The refugee problem is far from confined to Italy of course.  Orbán won a name for himself by refusing to accept those fleeing the Syrian civil war.  Many of them ended up in places like formerly-heterogeneous Sweden that now suffers an unprecedented wave of violent crime including bombings.  Unsurprisingly, the results of the recent election there reflect popular discontent with that bedrock progressive value, open borders.

Whatever Meloni and her coalition in parliament actually end up doing, it’s the simple fact of their election that’s a significant event.  In a nutshell, it’s a reassertion of nationalism and a rejection of the neoliberal agenda that marginalizes the nation state.

As the world gets smaller via lightning-fast communications, there is a natural progression toward larger political entities and away from smaller, weaker and more provincial ones, not unlike the collapse of feudalism into nation-states.  Then, the economics of small feudal powers simply couldn’t compete with those of the larger political entities.  Tolls on people and goods to cross the lands of every feudal lord burdened commerce to a degree not warranted by the extent of protection afforded those within the feudal domain.  Kings did a better job of protection and allowed goods to flow more freely.  Thus did feudalism come to its timely end.  Interestingly that end came, in England at least, along with the type of rhetoric of class exploitation and demands for equality that wouldn’t be out of place on the Left today.

I suspect that it’ll take centuries for the power of nations to give way to that of larger political entities, but I can easily see it happening.  My personal guess is that an overarching one-world government will eventually come to pass, perhaps preceded by large groupings of countries into mutual trading and protection blocs.  Eurasia, East Asia and Oceania?  But for now, we can look at things like the European Union, free-trade agreements, the freer movement of capital and, to a lesser extent, labor, as the first tentative harbingers of things to come.

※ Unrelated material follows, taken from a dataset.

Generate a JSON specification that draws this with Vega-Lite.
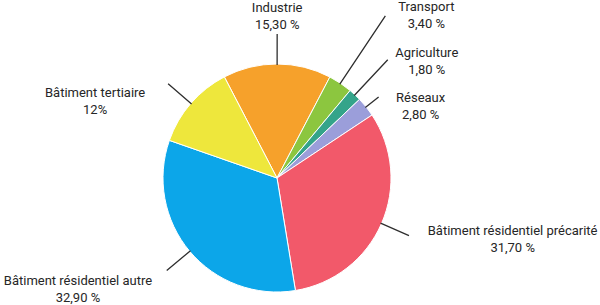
{
  "$schema": "https://vega.github.io/schema/vega-lite/v6.json",
  "autosize": {"type": "none"},
  "width": 554,
  "height": 254,
  "padding": {"left": 0, "top": 51, "right": 46, "bottom": 0},
  "background": "#ffffff",
  "config": {"view": {"stroke": null}},
  "data": {
    "values": [
      {"cat": "Industrie", "value": 15.3, "label": "Industrie\n15,30 %"},
      {"cat": "Transport", "value": 3.4, "label": "Transport\n3,40 %"},
      {"cat": "Agriculture", "value": 1.8, "label": "Agriculture\n1,80 %"},
      {"cat": "Réseaux", "value": 2.8, "label": "Réseaux\n2,80 %"},
      {"cat": "Bâtiment résidentiel précarité", "value": 31.7, "label": "Bâtiment résidentiel précarité\n31,70 %"},
      {"cat": "Bâtiment résidentiel autre", "value": 32.9, "label": "Bâtiment résidentiel autre\n32,90 %"},
      {"cat": "Bâtiment tertiaire", "value": 12, "label": "Bâtiment tertiaire\n12%"}
    ]
  },
  "transform": [{"window": [{"op": "row_number", "as": "idx"}]}],
  "encoding": {
    "theta": {"field": "value", "type": "quantitative", "stack": true, "scale": {"range": [-0.48, 5.8032]}},
    "order": {"field": "idx", "type": "quantitative"},
    "detail": {"field": "cat", "type": "nominal"}
  },
  "layer": [
    {
      "mark": {"type": "arc", "outerRadius": 114, "stroke": "#ffffff", "strokeWidth": 1},
      "encoding": {
        "color": {
          "field": "cat", "type": "nominal", "legend": null,
          "scale": {
            "domain": ["Industrie", "Transport", "Agriculture", "Réseaux", "Bâtiment résidentiel précarité", "Bâtiment résidentiel autre", "Bâtiment tertiaire"],
            "range": ["#F6A12B", "#8CC63F", "#34A48A", "#9B9EDA", "#F2596A", "#0CA6E9", "#EEE73C"]
          }
        }
      }
    },
    {
      "mark": {"type": "arc", "innerRadius": 113, "outerRadius": 144, "padAngle": 3, "fillOpacity": 0, "stroke": "#2e2e2e", "strokeWidth": 1.3},
      "encoding": {
        "strokeOpacity": {"condition": {"test": "indexof(['Industrie','Bâtiment résidentiel précarité','Bâtiment résidentiel autre','Bâtiment tertiaire'], datum.cat) >= 0", "value": 1}, "value": 0}
      }
    },
    {
      "mark": {"type": "arc", "innerRadius": 113, "outerRadius": 195, "padAngle": 3, "fillOpacity": 0, "stroke": "#2e2e2e", "strokeWidth": 1.3},
      "encoding": {
        "strokeOpacity": {"condition": {"test": "datum.cat === 'Transport'", "value": 1}, "value": 0}
      }
    },
    {
      "mark": {"type": "arc", "innerRadius": 113, "outerRadius": 162, "padAngle": 3, "fillOpacity": 0, "stroke": "#2e2e2e", "strokeWidth": 1.3},
      "encoding": {
        "strokeOpacity": {"condition": {"test": "datum.cat === 'Agriculture'", "value": 1}, "value": 0}
      }
    },
    {
      "mark": {"type": "arc", "innerRadius": 113, "outerRadius": 130, "padAngle": 3, "fillOpacity": 0, "stroke": "#2e2e2e", "strokeWidth": 1.3},
      "encoding": {
        "strokeOpacity": {"condition": {"test": "datum.cat === 'Réseaux'", "value": 1}, "value": 0}
      }
    },
    {
      "mark": {"type": "text", "radius": 162, "dx": 0, "dy": -8.5, "align": "center", "baseline": "middle", "font": "Roboto", "fontSize": 13, "lineHeight": 17, "lineBreak": "\n", "color": "#262626"},
      "encoding": {"text": {"condition": {"test": "datum.cat === 'Industrie'", "field": "label"}, "value": ""}}
    },
    {
      "mark": {"type": "text", "radius": 195, "dx": 41, "dy": -8.5, "align": "center", "baseline": "middle", "font": "Roboto", "fontSize": 13, "lineHeight": 17, "lineBreak": "\n", "color": "#262626"},
      "encoding": {"text": {"condition": {"test": "datum.cat === 'Transport'", "field": "label"}, "value": ""}}
    },
    {
      "mark": {"type": "text", "radius": 162, "dx": 39, "dy": -6.5, "align": "center", "baseline": "middle", "font": "Roboto", "fontSize": 13, "lineHeight": 17, "lineBreak": "\n", "color": "#262626"},
      "encoding": {"text": {"condition": {"test": "datum.cat === 'Agriculture'", "field": "label"}, "value": ""}}
    },
    {
      "mark": {"type": "text", "radius": 130, "dx": 42, "dy": 1.5, "align": "center", "baseline": "middle", "font": "Roboto", "fontSize": 13, "lineHeight": 17, "lineBreak": "\n", "color": "#262626"},
      "encoding": {"text": {"condition": {"test": "datum.cat === 'Réseaux'", "field": "label"}, "value": ""}}
    },
    {
      "mark": {"type": "text", "radius": 148, "dx": 100, "dy": -6.5, "align": "center", "baseline": "middle", "font": "Roboto", "fontSize": 13, "lineHeight": 17, "lineBreak": "\n", "color": "#262626"},
      "encoding": {"text": {"condition": {"test": "datum.cat === 'Bâtiment résidentiel précarité'", "field": "label"}, "value": ""}}
    },
    {
      "mark": {"type": "text", "radius": 145, "dx": -88, "dy": 9.5, "align": "center", "baseline": "middle", "font": "Roboto", "fontSize": 13, "lineHeight": 17, "lineBreak": "\n", "color": "#262626"},
      "encoding": {"text": {"condition": {"test": "datum.cat === 'Bâtiment résidentiel autre'", "field": "label"}, "value": ""}}
    },
    {
      "mark": {"type": "text", "radius": 148, "dx": -70, "dy": 11.5, "align": "center", "baseline": "middle", "font": "Roboto", "fontSize": 13, "lineHeight": 17, "lineBreak": "\n", "color": "#262626"},
      "encoding": {"text": {"condition": {"test": "datum.cat === 'Bâtiment tertiaire'", "field": "label"}, "value": ""}}
    }
  ]
}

And we can see the reassertion of nationalism as its natural response.  People still strongly identify as Americans, Russians, Canadians, etc. and still have the sense that those nations do a better job of representing their interests than does any other form of political authority.  For the time being, nation-states aren’t going anywhere, and the blithe assumption that they should be risks overreach and rejection by voters, which of course is exactly what’s happening.

Whatever the distant future holds, for now, what’s most remarkable about the increasing popularity of the Right is that the Left seems entirely incapable of self-reflection.  The idea that leftist policies and agendas themselves might have something to do with their rejection by huge numbers of people and are therefore worth re-evaluating, appears to be a concept beyond the leftist pale.  As with Trump, Brexit, the Canadian truckers’ strike, etc. the Left seems content to hurl expletives rather than ask basic questions about itself, its narratives and policies.  That of course will hasten their marginalization by the voting public, which is what we’ve been seeing for several years, most recently in Italy.